On Thanksgiving I woke up thankful for all we have....we are truly blessed. As I got ready I strarted thinking about last year's Thanksgiving celebration, it was extra special because we had a baby on the way. Finally, the miracle we were waiting and praying for. We hadn't told many people, it was fun to have a little secret that only a few family and friends knew about. I was reminded of the family member that inquired if we were pregnant, and we didn't respond, but smiled. We announced at Christmas that we were expecting a baby in the summer. We were SO happy, Griffin included!

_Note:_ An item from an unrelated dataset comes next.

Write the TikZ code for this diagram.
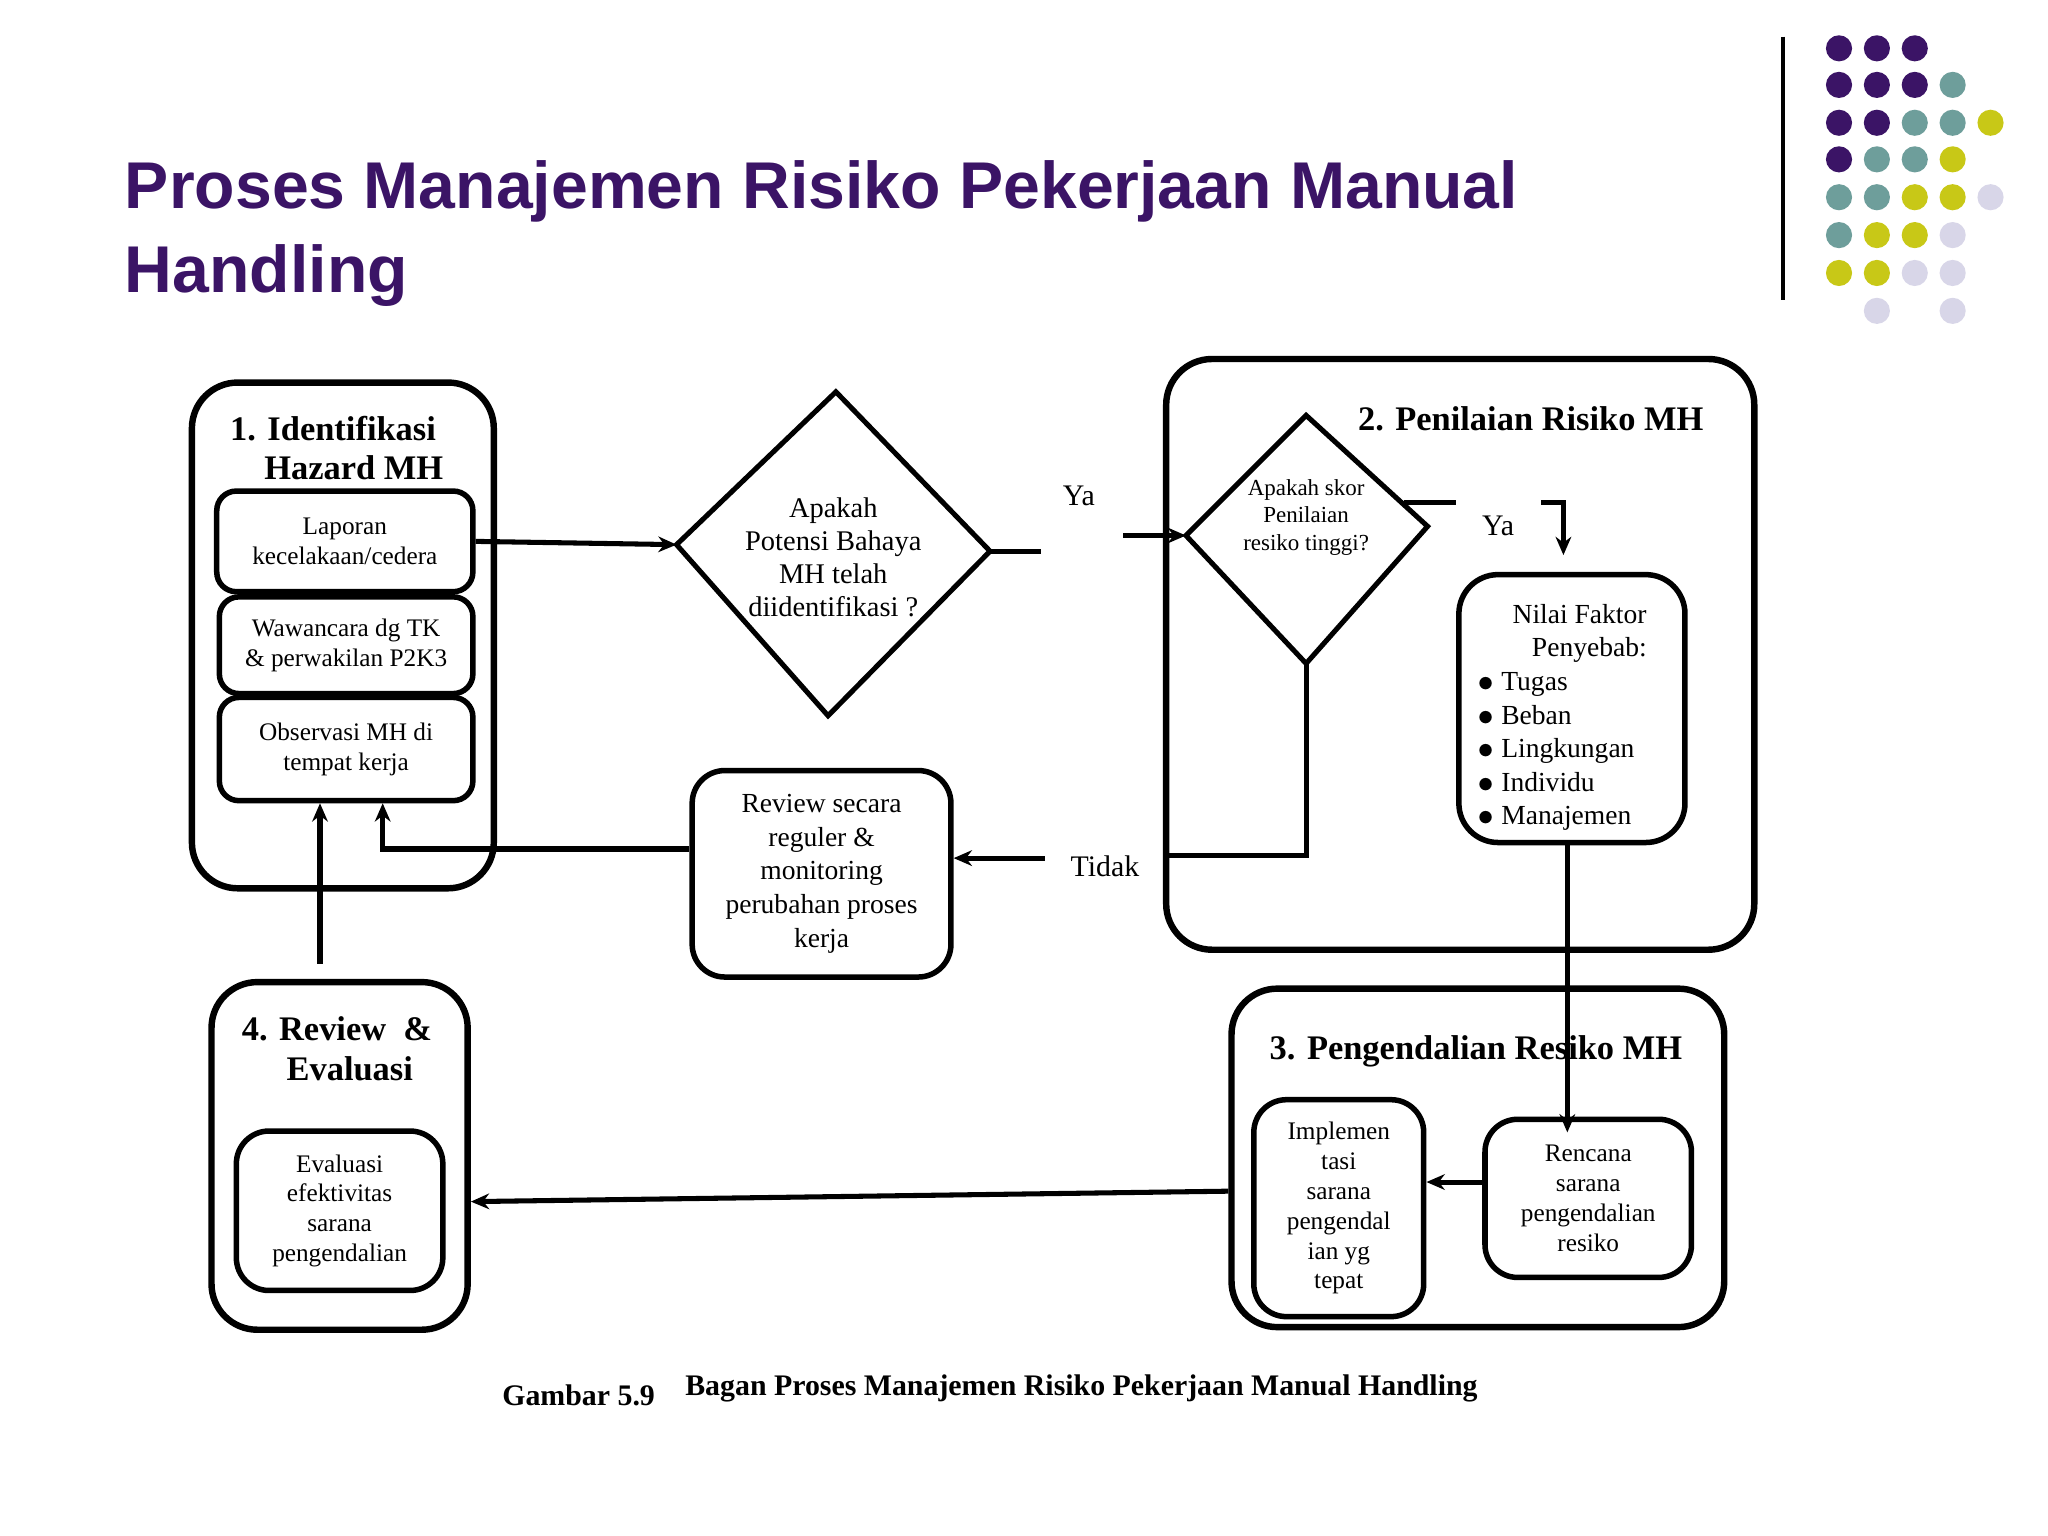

So, on Thanksgiving, the tears started streaming down my face, even though I was trying to stop them. I cried on and off on the way to the farm, I couldn't help myself, I tried. Grief hit and wasn't going to leave my side. We got to the farm and I laid down for a bit until I could get myself together. I received hugs and went on with our thanksgiving celebration...we do truly have a lot to be thankful for. Hours later I was holding our sweet niece that was born several weeks before our baby was to arrive. She fell asleep on my chest and I received great comfort from her. We're blessed to have such sweet nieces and nephews in our life to remind us of how good life is. Such precious little miracles that make even dark days bright!
I've found that life feels good and happy, but suddenly and unexpectedly grief and disappointment can sink in. I'm sure it's part of the healing process, and I am sure I will always feel grief because of what we've been through. But, the important thing is for us to live life so that our joy is our focus....and we learn to cope with our grief in the best way we can.